The good news is that R&D doesn’t arouse the partisanship that plagues other school policy debates. Even diehard local-control liberals and conservatives agree that it must be a federal responsibility and upgraded. The bad news is that R&D draws yawns from the public, political officials, and, most tellingly, the education establishment. It’s been woefully neglected, and research functions under the U.S. Department of Education (DOE) have been historically inept. But it’s a critical necessity for school reform, and its status and science must change as a pillar of the New Education Federalism.

Lack of Rigor and Relevance

Two decades ago, the Consortium on Productivity in the Schools—a nonpartisan panel that included business leaders, economists, systems analysts, and educators—found that the “education sector is heavily politicized in part because . . . [t]he system suffers from too much scattered and unevaluated change.”43 The Consortium quoted one observer: “A grocery shopper can find out more from a label on a box of cereal than an educator . . . can about a set of educational tools—textbooks, activity guides, computer programs, films, etc.—that cost millions of dollars to develop and market.”44 RAND Corporation analysts found that, unlike research conducted by the National Institutes of Health (NIH), education R&D “has almost no scientifically structured clinical trials, has relatively few major longitudinal surveys, and has no equivalents of teaching hospitals or schools of public health that combine research with practice.”45

Rigor is lacking and subject to controversy. How much should education R&D rely on the scientific “gold standard” of randomized trials, common in medicine research in which patients are randomly assigned to treatment or control groups? Many experts think that’s the way to go in education research. NCLB leans in that direction. And its proponents include Grover “Russ” Whitehurst, director of DOE’s research Institute for Education Sciences from its creation in 2002 through 2008.

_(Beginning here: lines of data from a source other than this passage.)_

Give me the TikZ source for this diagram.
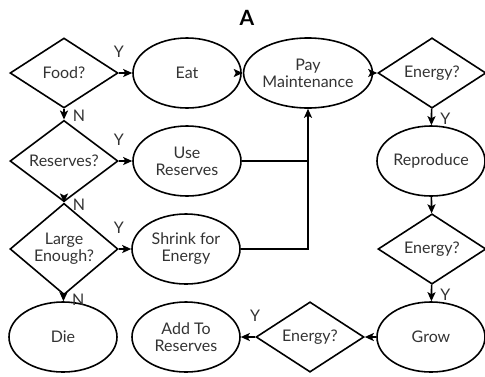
\documentclass[tikz,border=0pt]{standalone}
\usepackage{fontspec}
\setmainfont{Lato}
\usetikzlibrary{arrows.meta}
\usetikzlibrary{shapes.geometric}
\tikzset{
 decision/.style={diamond, draw, line width=1.6pt, minimum width=108, minimum height=70, inner sep=0, align=center, text=black!80, font=\fontsize{16}{17}\selectfont},
 state/.style={ellipse, draw, line width=1.6pt, minimum width=108, minimum height=70, inner sep=0, align=center, text=black!80, font=\fontsize{16}{17}\selectfont},
 flow/.style={line width=1.6pt, -{Stealth[length=9pt,width=8pt,inset=2pt]}},
 yn/.style={text=black!80, font=\fontsize{16}{16}\selectfont, inner sep=1}
}

\begin{document}
\begin{tikzpicture} [x=1pt,y=-1pt]
\useasboundingbox (0,0) rectangle (485,376);
\node[font=\bfseries\fontsize{21}{21}\selectfont] (title) at (247,18) {A};
% first column
\node[decision] (food) at (64,73) {Food?};
\node[decision] (reserves) at (64,161) {Reserves?};
\node[decision] (large) at (64,249) {Large\\Enough?};
\node[state] (die) at (63,337) {Die};
% second column
\node[state] (eat) at (187,73) {Eat};
\node[state] (usereserves) at (187,161) {Use\\Reserves};
\node[state] (shrink) at (186,249) {Shrink for\\Energy};
\node[state] (addreserves) at (186,337) {Add To\\Reserves};
% right side
\node[state] (pay) at (308,73) {Pay\\Maintenance};
\node[decision] (energya) at (432,73) {Energy?};
\node[state] (reproduce) at (431,161) {Reproduce};
\node[decision] (energyb) at (432,249) {Energy?};
\node[state] (grow) at (431,337) {Grow};
\node[decision] (energyc) at (310,337) {Energy?};

\draw[flow] (food) -- node[yn, pos=0, above=14pt] {Y} (eat);
\draw[flow] (food) -- node[yn, right=7pt, yshift=-2pt] {N} (reserves);
\draw[flow] (reserves) -- node[yn, pos=0, above=14pt] {Y} (usereserves);
\draw[flow] (reserves) -- node[yn, right=7pt, yshift=-2pt] {N} (large);
\draw[flow] (large) -- node[yn, pos=0, above=14pt] {Y} (shrink);
\draw[flow] (large) -- node[yn, right=7pt, yshift=-2pt] {N} (die);
\draw[flow] (eat) -- (pay);
\draw[line width=1.6pt] (usereserves) -- (usereserves -| pay);
\draw[flow] (shrink) -| (pay);
\draw[flow] (pay) -- (energya);
\draw[flow] (energya) -- node[yn, right=7pt, yshift=-2pt] {Y} (reproduce);
\draw[flow] (reproduce) -- (energyb);
\draw[flow] (energyb) -- node[yn, right=7pt, yshift=-2pt] {Y} (grow);
\draw[flow] (grow) -- (energyc);
\draw[flow] (energyc) -- node[yn, pos=0, above=14pt] {Y} (addreserves);
\end{tikzpicture}
\end{document}
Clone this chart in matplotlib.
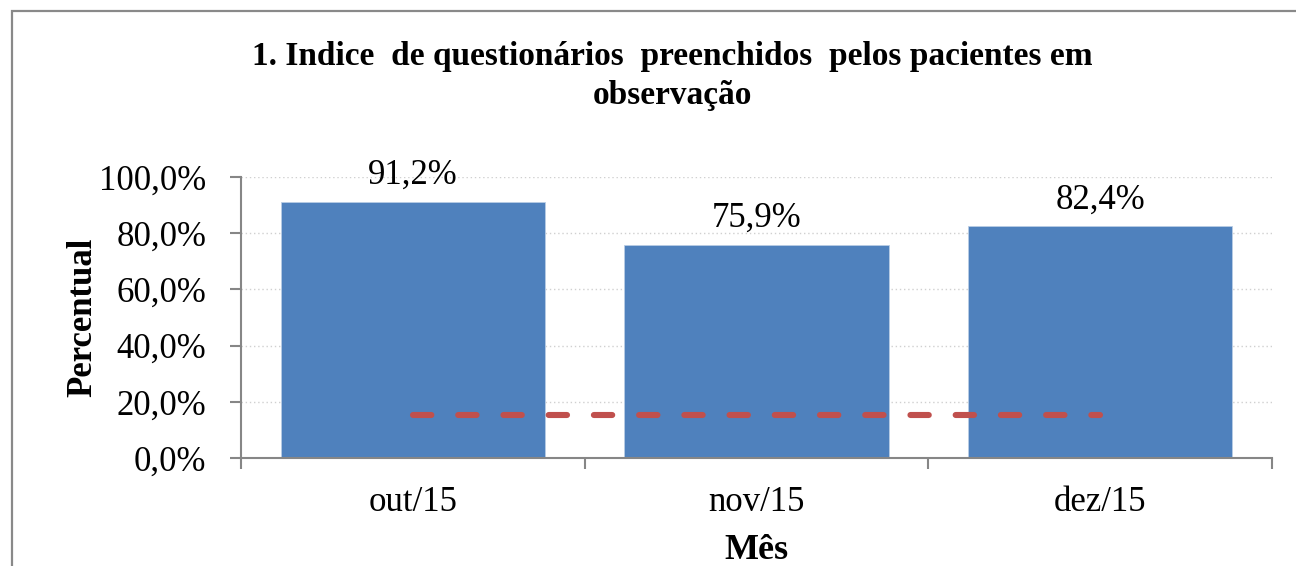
import matplotlib.pyplot as plt
from matplotlib.patches import Rectangle
from matplotlib.ticker import FuncFormatter

# dados
meses = ["out/15", "nov/15", "dez/15"]
percentual = [91.2, 75.9, 82.4]
meta = [15.4, 15.4, 15.4]
rotulos = ["91,2%", "75,9%", "82,4%"]

plt.rcParams['font.family'] = ['Liberation Serif', 'DejaVu Serif']

fig = plt.figure(figsize=(12.96, 5.66), dpi=100)
ax = fig.add_axes([241/1296, 1 - 458/566, (1272 - 241)/1296, (458 - 177)/566])

# borda do grafico (so aparecem lado esquerdo e topo)
fig.patches.append(Rectangle((11.5/1296, -0.1), 1.2, 1 - 10.5/566 + 0.1, transform=fig.transFigure,
                             fill=False, edgecolor='#898989', linewidth=1.6, zorder=0))

x = range(len(meses))
ax.bar(x, percentual, width=0.77, color='#4F81BD', edgecolor='#B9CDE5', linewidth=0.6, zorder=2)
ax.plot(x, meta, color='#C0504D', linewidth=4.4, linestyle=(0, (3.0, 4.4)),
        dash_capstyle='round', zorder=3)

for i, v in enumerate(percentual):
    ax.text(i, v + 3.5, rotulos[i], ha='center', va='bottom', fontsize=25)

ax.set_xlim(-0.5, 2.5)
ax.set_ylim(0, 100)
ax.set_yticks([0, 20, 40, 60, 80, 100])
ax.yaxis.set_major_formatter(FuncFormatter(lambda v, p: ('%.1f%%' % v).replace('.', ',')))
ax.set_xticks([-0.5, 0.5, 1.5, 2.5])
ax.set_xticklabels([])
ax.set_xticks(list(x), minor=True)
ax.set_xticklabels(meses, minor=True)
ax.tick_params(axis='x', which='minor', length=0, pad=20, labelsize=25)
ax.tick_params(axis='x', which='major', length=8, width=1.5, color='#868686')
ax.tick_params(axis='y', length=8, width=1.5, color='#868686', labelsize=25, pad=17)

ax.grid(axis='y', linestyle=(0, (1, 2)), color='#D0D0D0', linewidth=1, zorder=0)
for s in ['top', 'right']:
    ax.spines[s].set_visible(False)
for s in ['left', 'bottom']:
    ax.spines[s].set_color('#868686')
    ax.spines[s].set_linewidth(1.5)

ax.set_ylabel("Percentual", fontsize=25, fontweight='bold', labelpad=0)
ax.set_xlabel("Mês", fontsize=26, fontweight='bold', labelpad=11)

fig.text(672/1296, 1 - 76/566, "1. Indice  de questionários  preenchidos  pelos pacientes em\nobservação",
         ha='center', va='center', fontsize=24, fontweight='bold', linespacing=1.3)

fig.savefig("out.png", dpi=100)
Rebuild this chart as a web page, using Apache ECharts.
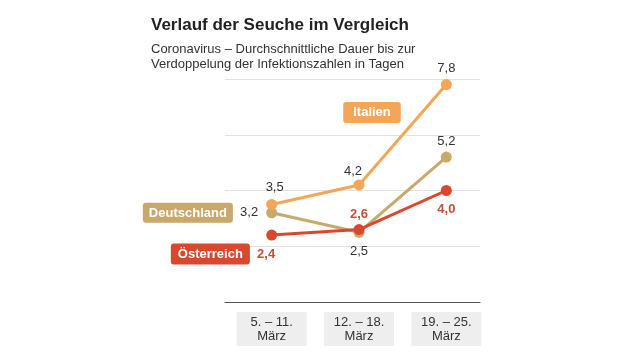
<!DOCTYPE html>
<html>
<head>
<meta charset="utf-8">
<script src="https://cdn.jsdelivr.net/npm/echarts@6/dist/echarts.min.js"></script>
<style>html,body{margin:0;padding:0;background:#fff}#c{width:630px;height:356px}</style>
</head>
<body>
<div id="c"></div>
<script>
const categories = ['5. – 11.\nMärz', '12. – 18.\nMärz', '19. – 25.\nMärz'];
const italien = [3.5, 4.2, 7.8];
const deutschland = [3.2, 2.5, 5.2];
const oesterreich = [2.4, 2.6, 4.0];
const yTicks = [0, 2, 4, 6, 8];
const italienBoxValue = 6.8;

const FONT = '"Liberation Sans", Arial, sans-serif';
const C_IT = '#f4a658', C_DE = '#c8a86b', C_AT = '#d9482c';
const fmt = v => v.toFixed(1).replace('.', ',');

function pts(vals, labels) {
  return vals.map((v, i) => ({ value: v, label: labels[i] }));
}

const chart = echarts.init(document.getElementById('c'), null, { renderer: 'canvas' });
const valLbl = { color: '#333', fontSize: 13, fontFamily: FONT };
const atLbl = { color: '#c0503a', fontSize: 13, fontWeight: 'bold', fontFamily: FONT };

chart.setOption({
  backgroundColor: '#fff',
  animation: false,
  title: {
    left: 146, top: 12,
    text: 'Verlauf der Seuche im Vergleich',
    textStyle: { fontSize: 17, fontWeight: 'bold', color: '#222', fontFamily: FONT },
    subtext: 'Coronavirus – Durchschnittliche Dauer bis zur\nVerdoppelung der Infektionszahlen in Tagen',
    subtextStyle: { fontSize: 13, color: '#333', lineHeight: 15, fontFamily: FONT },
    itemGap: 8
  },
  grid: [
    { left: 228, width: 262, top: 79, height: 223 },
    { left: 225, width: 255, top: 79, height: 223 }
  ],
  xAxis: [
    { gridIndex: 0, type: 'category', data: categories, boundaryGap: true,
      axisLine: { show: false }, axisTick: { show: false },
      axisLabel: { margin: 10, color: '#333', fontSize: 13, fontFamily: FONT, lineHeight: 14,
        backgroundColor: '#eeeeee', padding: [3, 0, 3, 0], width: 70, align: 'center' } },
    { gridIndex: 1, type: 'value', min: 0, max: 1, show: true,
      axisLine: { show: true, lineStyle: { color: '#555', width: 1.2 } },
      axisTick: { show: false }, axisLabel: { show: false }, splitLine: { show: false } }
  ],
  yAxis: [
    { gridIndex: 0, type: 'value', min: yTicks[0], max: yTicks[yTicks.length - 1], interval: 2, show: false },
    { gridIndex: 1, type: 'value', min: yTicks[0], max: yTicks[yTicks.length - 1], interval: 2,
      axisLine: { show: false }, axisTick: { show: false }, axisLabel: { show: false },
      splitLine: { lineStyle: { color: '#e2e2e2', width: 1 } } }
  ],
  series: [
    {
      name: 'Deutschland', type: 'line', xAxisIndex: 0, yAxisIndex: 0,
      symbol: 'circle', symbolSize: 11,
      lineStyle: { color: C_DE, width: 3 }, itemStyle: { color: C_DE },
      label: { show: true, formatter: p => fmt(p.value), ...valLbl },
      data: pts(deutschland, [
        { position: 'left', distance: 8,
          formatter: p => '{b|Deutschland}  {v|' + fmt(p.value) + '}',
          rich: {
            b: { backgroundColor: C_DE, color: '#fff', fontWeight: 'bold', fontSize: 13, fontFamily: FONT,
                 borderRadius: 3, padding: [4, 6, 3, 6] },
            v: { color: '#333', fontSize: 13, fontFamily: FONT }
          } },
        { position: 'bottom', distance: 7 },
        { position: 'top', distance: 4 }
      ])
    },
    {
      name: 'Österreich', type: 'line', xAxisIndex: 0, yAxisIndex: 0,
      symbol: 'circle', symbolSize: 11,
      lineStyle: { color: C_AT, width: 3 }, itemStyle: { color: C_AT },
      label: { show: true, formatter: p => fmt(p.value), ...atLbl },
      data: pts(oesterreich, [
        { position: 'left', distance: 0, offset: [9, 19],
          formatter: p => '{b|Österreich}  {v|' + fmt(p.value) + '}',
          rich: {
            b: { backgroundColor: C_AT, color: '#fff', fontWeight: 'bold', fontSize: 13, fontFamily: FONT,
                 borderRadius: 3, padding: [4, 7, 4, 7] },
            v: { color: '#c0503a', fontWeight: 'bold', fontSize: 13, fontFamily: FONT }
          } },
        { position: 'top', distance: 3 },
        { position: 'bottom', distance: 7 }
      ])
    },
    {
      name: 'Italien', type: 'line', xAxisIndex: 0, yAxisIndex: 0,
      symbol: 'circle', symbolSize: 11,
      lineStyle: { color: C_IT, width: 3 }, itemStyle: { color: C_IT },
      label: { show: true, formatter: p => fmt(p.value), ...valLbl },
      data: pts(italien, [
        { position: 'top', distance: 5, offset: [3, 0] },
        { position: 'top', distance: 2, offset: [-6, 0] },
        { position: 'top', distance: 4 }
      ]),
      markPoint: {
        symbol: 'circle', symbolSize: 0, silent: true,
        data: [{ coord: [1, italienBoxValue], value: 'Italien' }],
        label: { show: true, position: 'inside', offset: [13, 0], formatter: 'Italien',
          backgroundColor: C_IT, color: '#fff', fontWeight: 'bold', fontSize: 13, fontFamily: FONT,
          borderRadius: 3, padding: [4, 10, 4, 10] }
      }
    }
  ]
});
</script>
</body>
</html>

But others contend that randomized trials are difficult, expensive, and not much superior to other methods. The executive director of the National Research Council cautions that the quest should be for R&D that produces “reasonably good solutions to inordinately complex and dynamic problems (emphasis in the original).”46 The problems involve difficulties in isolating and measuring innumerable variables like teacher adherence to the research design and funding.47

Another major complication is how to bridge the gulf between research scientists and school practitioners. The “ivory tower” syndrome is worse in education than in other fields, as the National Research Council has underscored. In 2005 the Council spearheaded the creation of a new organization, the Strategic Education Research Partnership Institute (SERP).